WORK TO DO: Copy out every record below exactly as written, but leave out any pictures.

(Figure scripts)
.....
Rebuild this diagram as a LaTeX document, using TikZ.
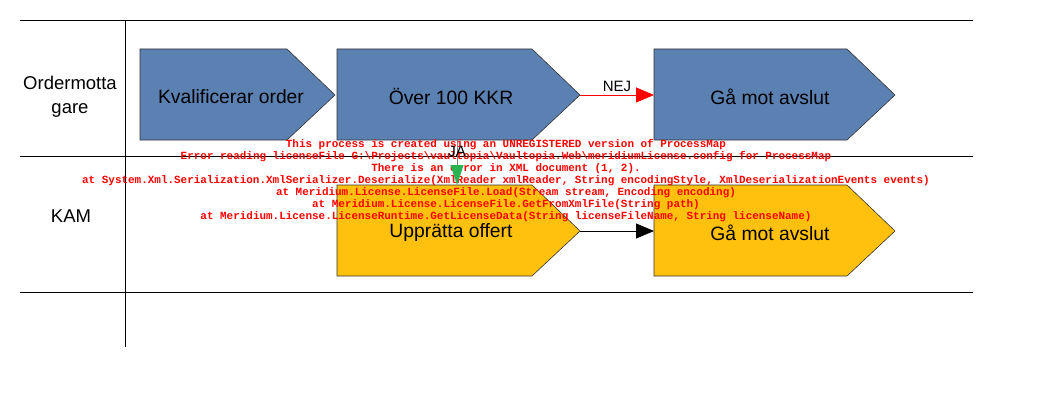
\documentclass[tikz,border=0pt]{standalone}
\usepackage{fontspec}
\setmainfont{Liberation Sans}
\newfontfamily\errfont{Liberation Mono}
\usetikzlibrary{arrows.meta}
\definecolor{procblue}{RGB}{91,128,178}
\definecolor{procyellow}{RGB}{255,193,14}
\definecolor{errred}{RGB}{255,0,0}
\definecolor{jagreen}{RGB}{40,178,80}
\tikzset{
  lane/.style={line width=0.8pt, black},
  chev/.style={draw=black!80, line width=0.6pt},
  bluechev/.style={chev, fill=procblue},
  yellowchev/.style={chev, fill=procyellow},
  ptext/.style={font=\fontsize{19.3}{21}\selectfont, inner sep=0pt},
  lanetext/.style={font=\fontsize{18.5}{24}\selectfont, align=center, inner sep=0pt},
  errtext/.style={font=\errfont\bfseries\fontsize{10.95}{12}\selectfont, text=errred, align=center, inner sep=0pt},
  flow/.style={line width=0.8pt}
}
\begin{document}
\begin{tikzpicture}[x=1pt,y=-1pt]
\useasboundingbox (0,0) rectangle (1046,417);
% lanes
\draw[lane] (20,20) -- (973,20);
\draw[lane] (20,156) -- (973,156);
\draw[lane] (20,292) -- (973,292);
\draw[lane] (125,20) -- (125,347);
\node[lanetext] (l1) at (70,97) {Ordermotta\\gare};
\node[lanetext] (l2) at (71,216) {KAM};
% blue chevrons
\draw[bluechev] (140,49) -- (287,49) -- (335,95) -- (287,140) -- (140,140) -- cycle;
\node[ptext] (b1) at (231,97) {Kvalificerar order};
\draw[bluechev] (337,49) -- (532,49) -- (580,95) -- (532,140) -- (337,140) -- cycle;
\node[ptext] (b2) at (451,97) {Över 100 KKR};
\coordinate (b2e) at (580,95);
\coordinate (b2s) at (457,140);
\draw[bluechev] (654,49) -- (847,49) -- (895,95) -- (847,140) -- (654,140) -- cycle;
\node[ptext] (b3) at (770,97) {Gå mot avslut};
\coordinate (b3w) at (654,95);
% yellow chevrons
\draw[yellowchev] (337,185) -- (532,185) -- (580,231) -- (532,276) -- (337,276) -- cycle;
\node[ptext] (y1) at (451,233) {Upprätta offert};
\coordinate (y1e) at (580,231);
\coordinate (y1n) at (457,185);
\draw[yellowchev] (654,185) -- (847,185) -- (895,231) -- (847,276) -- (654,276) -- cycle;
\node[ptext] (y2) at (770,233) {Gå mot avslut};
\coordinate (y2w) at (654,231);
% error text
\node[errtext, anchor=north] (err) at (506,139) {This process is created using an UNREGISTERED version of ProcessMap\\
Error reading licenseFile G:\textbackslash Projects\textbackslash vaultopia\textbackslash Vaultopia.Web\textbackslash meridiumLicense.config for ProcessMap\\
There is an error in XML document (1, 2).\\
at System.Xml.Serialization.XmlSerializer.Deserialize(XmlReader xmlReader, String encodingStyle, XmlDeserializationEvents events)\\
at Meridium.License.LicenseFile.Load(Stream stream, Encoding encoding)\\
at Meridium.License.LicenseFile.GetFromXmlFile(String path)\\
at Meridium.License.LicenseRuntime.GetLicenseData(String licenseFileName, String licenseName)};
% connectors
\draw[flow, red, -{Triangle[length=18pt,width=15pt]}] (b2e) -- node[above=3pt, font=\fontsize{15}{16}\selectfont, text=black, inner sep=0pt] (nej) {NEJ} (b3w);
\draw[flow, black, -{Triangle[length=18pt,width=15pt]}] (y1e) -- (y2w);
\draw[flow, black!50, -{Triangle[length=20pt,width=13pt,fill=jagreen,color=jagreen]}] (b2s) -- (y1n);
\node[font=\fontsize{15}{16}\selectfont, inner sep=0pt] (ja) at (457,151) {JA};
\end{tikzpicture}
\end{document}
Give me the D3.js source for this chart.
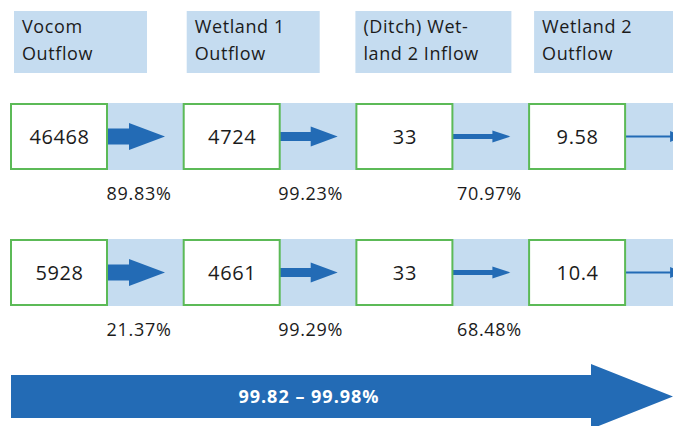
.....
EXERCISE RESPONSE:
Rebuild this diagram as a LaTeX document, using TikZ.
\documentclass[tikz,border=0pt]{standalone}
\usepackage{fontspec}
\setmainfont{Liberation Sans}
\newfontfamily\errfont{Liberation Mono}
\usetikzlibrary{arrows.meta}
\definecolor{procblue}{RGB}{91,128,178}
\definecolor{procyellow}{RGB}{255,193,14}
\definecolor{errred}{RGB}{255,0,0}
\definecolor{jagreen}{RGB}{40,178,80}
\tikzset{
  lane/.style={line width=0.8pt, black},
  chev/.style={draw=black!80, line width=0.6pt},
  bluechev/.style={chev, fill=procblue},
  yellowchev/.style={chev, fill=procyellow},
  ptext/.style={font=\fontsize{19.3}{21}\selectfont, inner sep=0pt},
  lanetext/.style={font=\fontsize{18.5}{24}\selectfont, align=center, inner sep=0pt},
  errtext/.style={font=\errfont\bfseries\fontsize{10.95}{12}\selectfont, text=errred, align=center, inner sep=0pt},
  flow/.style={line width=0.8pt}
}
\begin{document}
\begin{tikzpicture}[x=1pt,y=-1pt]
\useasboundingbox (0,0) rectangle (1046,417);
% lanes
\draw[lane] (20,20) -- (973,20);
\draw[lane] (20,156) -- (973,156);
\draw[lane] (20,292) -- (973,292);
\draw[lane] (125,20) -- (125,347);
\node[lanetext] (l1) at (70,97) {Ordermotta\\gare};
\node[lanetext] (l2) at (71,216) {KAM};
% blue chevrons
\draw[bluechev] (140,49) -- (287,49) -- (335,95) -- (287,140) -- (140,140) -- cycle;
\node[ptext] (b1) at (231,97) {Kvalificerar order};
\draw[bluechev] (337,49) -- (532,49) -- (580,95) -- (532,140) -- (337,140) -- cycle;
\node[ptext] (b2) at (451,97) {Över 100 KKR};
\coordinate (b2e) at (580,95);
\coordinate (b2s) at (457,140);
\draw[bluechev] (654,49) -- (847,49) -- (895,95) -- (847,140) -- (654,140) -- cycle;
\node[ptext] (b3) at (770,97) {Gå mot avslut};
\coordinate (b3w) at (654,95);
% yellow chevrons
\draw[yellowchev] (337,185) -- (532,185) -- (580,231) -- (532,276) -- (337,276) -- cycle;
\node[ptext] (y1) at (451,233) {Upprätta offert};
\coordinate (y1e) at (580,231);
\coordinate (y1n) at (457,185);
\draw[yellowchev] (654,185) -- (847,185) -- (895,231) -- (847,276) -- (654,276) -- cycle;
\node[ptext] (y2) at (770,233) {Gå mot avslut};
\coordinate (y2w) at (654,231);
% error text
\node[errtext, anchor=north] (err) at (506,139) {This process is created using an UNREGISTERED version of ProcessMap\\
Error reading licenseFile G:\textbackslash Projects\textbackslash vaultopia\textbackslash Vaultopia.Web\textbackslash meridiumLicense.config for ProcessMap\\
There is an error in XML document (1, 2).\\
at System.Xml.Serialization.XmlSerializer.Deserialize(XmlReader xmlReader, String encodingStyle, XmlDeserializationEvents events)\\
at Meridium.License.LicenseFile.Load(Stream stream, Encoding encoding)\\
at Meridium.License.LicenseFile.GetFromXmlFile(String path)\\
at Meridium.License.LicenseRuntime.GetLicenseData(String licenseFileName, String licenseName)};
% connectors
\draw[flow, red, -{Triangle[length=18pt,width=15pt]}] (b2e) -- node[above=3pt, font=\fontsize{15}{16}\selectfont, text=black, inner sep=0pt] (nej) {NEJ} (b3w);
\draw[flow, black, -{Triangle[length=18pt,width=15pt]}] (y1e) -- (y2w);
\draw[flow, black!50, -{Triangle[length=20pt,width=13pt,fill=jagreen,color=jagreen]}] (b2s) -- (y1n);
\node[font=\fontsize{15}{16}\selectfont, inner sep=0pt] (ja) at (457,151) {JA};
\end{tikzpicture}
\end{document}
Give me the D3.js source for this chart.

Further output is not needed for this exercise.